Loomis came to Haines in 1961 to work as a station commander for the U.S. Army's Alaska Communications System. His wife Carmen and children Bonnie, Robert, Craig, and Jerry joined him here in 1962.
He retired from the Army, but stayed on at ACS as the director of telecommunications for the Army fuel tank farm to the 48 Mile pipeline pump station. He retired in 1972, when he moved south.
On a visit to Haines in 1994, Loomis led searchers to a site at former pump station in Canada where he said 40 five-gallon jugs of the carcinogenic insecticide DDT were buried.
"Jerry said, 'You know, this probably isn't right.
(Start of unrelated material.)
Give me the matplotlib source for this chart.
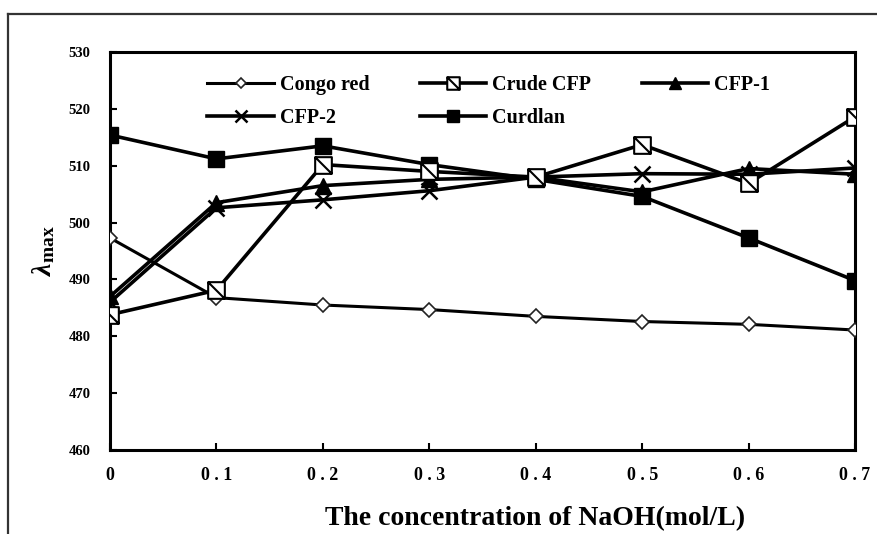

People need to know about this,'" said Gershon Cohen, then director of the Alaska Clean Water Alliance.
"We drove up very close to the river, and he says 'Come over here, line your sight up on that row of trees.'" Loomis pointed to a small clearing on the ground and said that was where the DDT was buried. "Within a week there was a whole team with haz-mat suits up there," Cohen said.
Thirty-three jugs were removed intact and seven had ruptured. "If Jerry had not come forward, by this time the cans would have all rusted and leaked DDT into the river and probably wiped out the eagle preserve," Cohen said.
Jerry Loomis was born Dec. 2, 1921 in Seattle, Wash. and grew up in the Seattle area. He graduated from Roosevelt High School, joined the Army during World War II and was wounded in France. He landed at Normandy six days after the Allied invasion and fought in the Battle of the Bulge.
Son Jerry Loomis said his father was present at the liberation of one of the Nazi concentration camps and the memory of that haunted him.
Loomis stayed in the Army after the war, and was stationed in Fairbanks where he met Carmen Stone. They married and homesteaded 480 acres outside of Fairbanks previous to transfer to Wrangell, then Haines.
Loomis bought a half a homestead at 2.5 Mile Haines Highway that his sons still own, and worked as an electrician, helped build houses, and once raised a tugboat that sunk at Glacier Point. He operated the tug towing log rafts for the Schnabel Lumber Company and Alaska Forest Products. "It took a couple of months to get it up and running," said son Bob Loomis, who worked as a deckhand for his father. "It was a wild ride."
Loomis liked to hunt moose, and Bob said, "He took us kids everywhere. He found the old cable car across the river in 1964 and he used to pull us all across that way, moose and everything."
In 1972 he and Carmen moved south. "They bounced all over the place after he retired. The main goal was to purchase property, improve it, and sell it," Bob said.
Carmen preceded him in death. He leaves daughter Bonnie of Toledo, Wash., Jerry of Gig Harbor, Craig and Bob of Haines; nine grandchildren and 22 great-grandchildren.